**What to produce**:
Give again exactly the lines that run from the start of the records to the line holding "23, 24, 25]", both ends counted. Do not include the pictures.

**Entries with chart source code**:
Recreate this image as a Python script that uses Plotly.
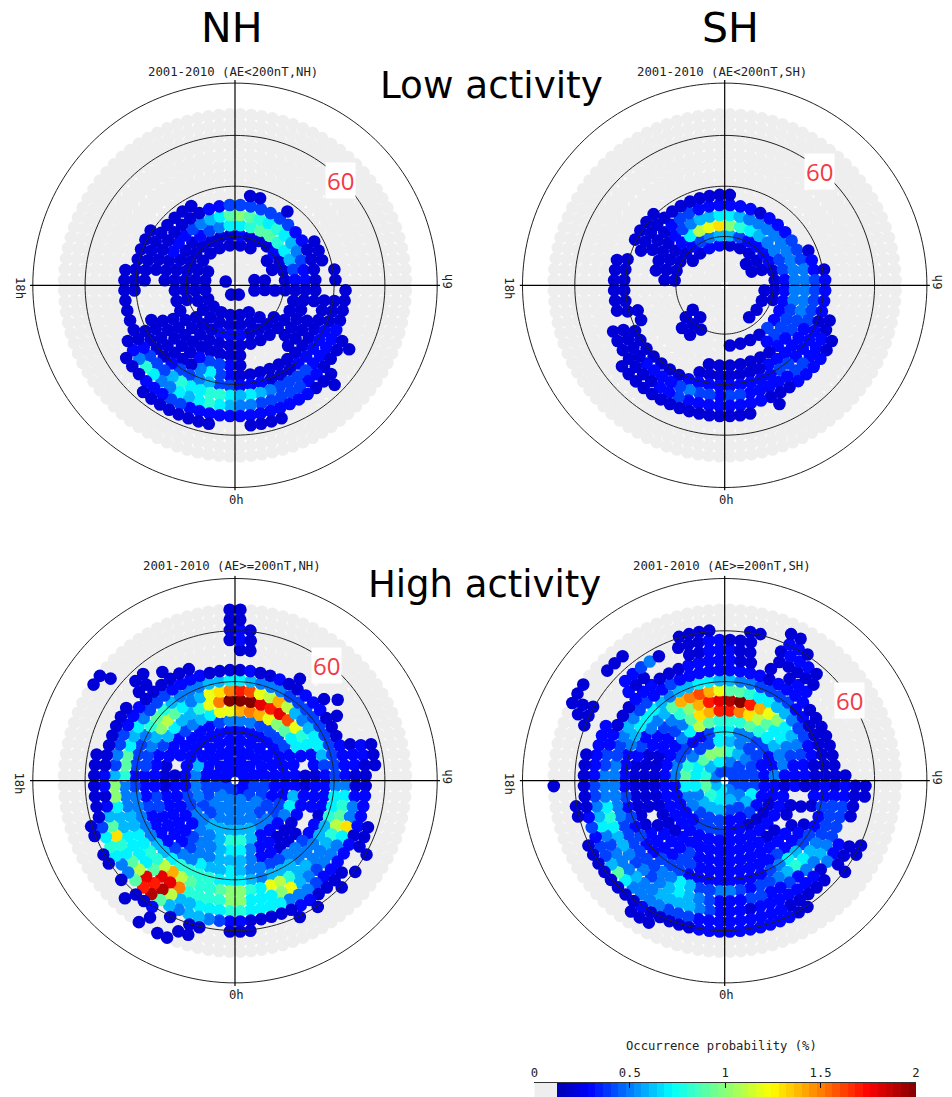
import plotly.graph_objects as go

W, H = 952, 1097

# colatitude (deg from the pole) of each ring of cells, and cells per quadrant
RING_COLAT = [2, 4, 6, 8, 10, 12, 14, 16, 18, 20, 22, 24, 26, 28, 30, 32, 34]
RING_CELLS = [2, 3, 5, 6, 8, 9, 11, 12, 14, 15, 17, 18, 20, 21, 23, 24, 25]

# Occurrence probability, base-36 digit = value x 10 (k = 2.0 %). One row per ring;
# four quadrants going noon->6h->0h->18h->noon; missing trailing cells are 0.
LOW_NH = [
    "00 02 20 20",
    "002 200 000 000",
    "00002 20022 22222 22",
    "220220 200222 222222 222222",
    "32223222 20022223 33222022 22222222",
    "789987643 222222222 222222222 222223457",
    "a9878765433 22222200002 22222222000 22233345679",
    "444444332222 220222200002 344322222000 022222222334",
    "02200200022200 02222222222222 34752222222000 22222222220000",
    "000000000000022 022233333222333 446544322220002 222222",
    "- 22223333344445676 78877864443222222 22",
    "- 000002222334444455 6787675578532 -",
    "- 00000020022233333333 3333344333222 -",
    "- 00000000002000002222 0022222222 -",
    "- - - -", "- - - -", "- - - -",
]
LOW_SH = [
    "- - - -",
    "- - - -",
    "00220 - - -",
    "222220 222200 002200 002233",
    "64333322 22 00222 22223456",
    "a87655443 333342222 00022 222237bcd",
    "76555555555 5544443 - 02222345667",
    "333233344455 555443322222 22 000222344333",
    "20000000002334 44443333332222 222000000022 00022222222222",
    "000000000000023 333233334433333 333322222220222 22202222",
    "- 00022333443333344 34454333322220222 222",
    "- 000002233332223333 33334332222222 -",
    "- 00000000000000200222 222222222222 -",
    "- - - -", "- - - -", "- - - -", "- - - -",
]
HIGH_NH = [
    "33 33 44 33",
    "333 445 554 333",
    "33333 44555 55544 33333",
    "333333 334455 554455 563333",
    "33333333 33445566 66655443 33333333",
    "554444333 367533368 865533333 203333345",
    "efeca977302 23332223357 76554333332 223334567cc",
    "kkihigc87332 333002223356 665543333443 333467668cfk",
    "hgcbeb65677643 33323345544556 76675543333433 34456ab9756cdf",
    "765554444444444 577866555666567 778888766555554 344458986555667",
    "23223223332223333 5789b8655668bc78a a9889beb887766555 89976754443333222",
    "000000200202002332 2355d7555456ca777a a8888fii97777667aa 64544333222222",
    "22000000000200003322 23333233333455577778 877766bjhib978d96323 3222222202202",
    "32000000000000000222 000022200222233222223 34566569jh95578742222 222000000022000000002",
    "32 00000002020200202000022 2002202032202022022 00000000000000000000002",
    "2 - 000022002002 000000000020000000000002",
    "2 - 0000002202 0000000002200000000000002",
]
HIGH_SH = [
    "44 45 76 54",
    "544 456 789 867",
    "86544 47644 66657 779aa",
    "654433 333433 444557 985447",
    "75544335 33222233 44433333 55443347",
    "889876553 233333333 333333333 333357b98",
    "hfdb9775433 30220223333 33333222222 22233459deh",
    "jkheca765433 202023333333 333433320222 22233458aehi",
    "99877665443322 23202333433333 33344333322222 223435569efgec",
    "655444433222222 334334467543333 333344433434343 333567776566776",
    "33332333322222222 23444456786544345 54467554444445555 55445654433433333",
    "322020233000000002 334444565534334433 345676545456678755 544332223332223333",
    "32200222220 22220033523333333233 34566665565554576544 33333300032200002233",
    "2220023332 220000222022222333333 333444555579644343222 222000000033452022233",
    "002200332 00000022020000223333333 333222223222222220022 0000022200000000002222",
    "00000022 - 0000000222 00000022000222",
    "- - 0000000000000000000000002 0000000222",
]
PANEL_TITLES = ["2001-2010 (AE&lt;200nT,NH)", "2001-2010 (AE&lt;200nT,SH)",
                "2001-2010 (AE&gt;=200nT,NH)", "2001-2010 (AE&gt;=200nT,SH)"]
RING_LINES = [9.7, 19.7, 29.8, 40.2]
BAR_LEVELS = [0.02 + 0.04 * k for k in range(50)]
BAR_TICKS = [0, 0.5, 1, 1.5, 2]

COLORSCALE = [[0, "#eeeeee"], [0.0625, "#eeeeee"], [0.0625, "#0000b4"], [0.145, "#0000ff"],
              [0.36, "#00ffff"], [0.62, "#ffff00"], [0.875, "#ff0000"], [1, "#800000"]]

CENTERS = [(235, 285.3), (724.7, 285.3), (235, 780.7), (724.7, 780.7)]
PX_PER_DEG = 5.03
R_MAX = 40.8
RADIUS_PX = R_MAX * PX_PER_DEG


def px(x):
    return x / W


def py(y):
    return 1 - y / H


def cells(rows):
    out = []
    for colat, m, row in zip(RING_COLAT, RING_CELLS, rows):
        for q, s in enumerate(row.split()):
            s = "" if s == "-" else s
            s = s.ljust(m, "0")
            for i, ch in enumerate(s):
                out.append((colat, 90 * q + (i + 0.5) * 90 / len(s), int(ch, 36) / 10))
    out.sort(key=lambda c: c[2] > 0)
    return out


fig = go.Figure()
layout = {}
for k, rows in enumerate([LOW_NH, LOW_SH, HIGH_NH, HIGH_SH]):
    name = "polar" if k == 0 else f"polar{k+1}"
    sub = name
    cx, cy = CENTERS[k]
    layout[name] = dict(
        domain=dict(x=[px(cx - RADIUS_PX), px(cx + RADIUS_PX)],
                    y=[py(cy + RADIUS_PX), py(cy - RADIUS_PX)]),
        bgcolor="rgba(0,0,0,0)",
        radialaxis=dict(range=[0, R_MAX], visible=False),
        angularaxis=dict(direction="clockwise", rotation=90, visible=False),
    )
    data = cells(rows)
    fig.add_trace(go.Scatterpolar(
        r=[c[0] for c in data], theta=[c[1] for c in data], mode="markers", subplot=sub,
        marker=dict(size=12.6, symbol="circle", color=[c[2] for c in data], cmin=0, cmax=2,
                    colorscale=COLORSCALE, showscale=False, line=dict(width=0)),
        showlegend=False, hoverinfo="skip"))
    for rr in RING_LINES:
        th = list(range(0, 361, 2))
        fig.add_trace(go.Scatterpolar(r=[rr] * len(th), theta=th, mode="lines", subplot=sub,
                                      line=dict(color="#222222", width=1), showlegend=False, hoverinfo="skip"))
    for th in (0, 90):
        fig.add_trace(go.Scatterpolar(r=[R_MAX, 0, R_MAX], theta=[th, th, th + 180], mode="lines", subplot=sub,
                                      line=dict(color="#000000", width=1.2), showlegend=False, hoverinfo="skip"))

fig.add_trace(go.Heatmap(x=BAR_LEVELS, y=[0.5], z=[BAR_LEVELS], zmin=0, zmax=2, colorscale=COLORSCALE,
                         showscale=False, hoverinfo="skip", xaxis="x", yaxis="y"))


def note(x, y, text, size, family="DejaVu Sans", color="#000000", angle=0, bg=None, pad=0):
    return dict(x=px(x), y=py(y), xref="paper", yref="paper", text=text, showarrow=False,
                xanchor="center", yanchor="middle", textangle=angle, borderpad=pad,
                bgcolor=bg, font=dict(family=family, size=size, color=color))


MONO = "DejaVu Sans Mono"
anns = [
    note(232, 28, "NH", 41), note(730, 28, "SH", 41),
    note(491, 85, "Low activity", 37.3), note(484, 584, "High activity", 37),
    note(232.5, 72, PANEL_TITLES[0], 12.3, MONO, "#222222"),
    note(722, 72, PANEL_TITLES[1], 12.3, MONO, "#222222"),
    note(232, 566, PANEL_TITLES[2], 12.3, MONO, "#222222"),
    note(722, 566, PANEL_TITLES[3], 12.3, MONO, "#222222"),
    note(340, 180.5, "60", 24, "Open Sans", "#f23a46", bg="#ffffff", pad=1),
    note(819, 171.5, "60", 24, "Open Sans", "#f23a46", bg="#ffffff", pad=1),
    note(326.7, 665, "60", 24, "Open Sans", "#f23a46", bg="#ffffff", pad=1),
    note(849.3, 700, "60", 24, "Open Sans", "#f23a46", bg="#ffffff", pad=1),
    note(721.5, 1046, "Occurrence probability (%)", 12.2, MONO, "#222222"),
]
for cx, cy in CENTERS:
    anns.append(note(cx + 1.7, cy + 214.7, "0h", 12.2, MONO, "#222222"))
    anns.append(note(cx + 213, cy - 3.6, "6h", 12.2, MONO, "#222222", angle=-90))
    anns.append(note(cx - 215.7, cy + 3, "18h", 12.2, MONO, "#222222", angle=90))

fig.update_layout(
    width=W, height=H, margin=dict(l=0, r=0, t=0, b=0, autoexpand=False),
    paper_bgcolor="#ffffff", plot_bgcolor="#ffffff",
    annotations=anns,
    xaxis=dict(domain=[px(534.3), px(916)], range=[0, 2], side="top", tickvals=BAR_TICKS,
               ticktext=["0", "0.5", "1", "1.5", "2"], ticks="inside", ticklen=5, tickcolor="#000000",
               showgrid=False, zeroline=False, showline=True, linecolor="#333333", mirror=True,
               tickfont=dict(family=MONO, size=12.2, color="#222222")),
    yaxis=dict(domain=[0, 14 / H], range=[0, 1], visible=False),
    **layout,
)
# drop the browser's default page margin so the figure fills the window exactly
fig.write_html("out.html", config={"displayModeBar": False},
               post_script="document.body.style.margin='0';document.documentElement.style.overflow='hidden';")
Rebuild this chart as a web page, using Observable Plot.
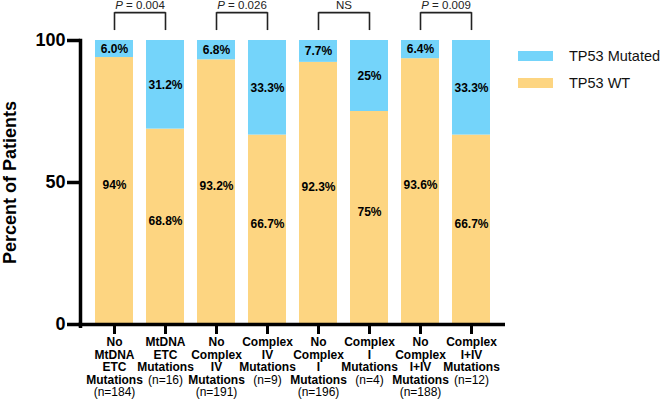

**Task answer**:
Recreate this image as a Python script that uses Plotly.
import plotly.graph_objects as go

W, H = 952, 1097

# colatitude (deg from the pole) of each ring of cells, and cells per quadrant
RING_COLAT = [2, 4, 6, 8, 10, 12, 14, 16, 18, 20, 22, 24, 26, 28, 30, 32, 34]
RING_CELLS = [2, 3, 5, 6, 8, 9, 11, 12, 14, 15, 17, 18, 20, 21, 23, 24, 25]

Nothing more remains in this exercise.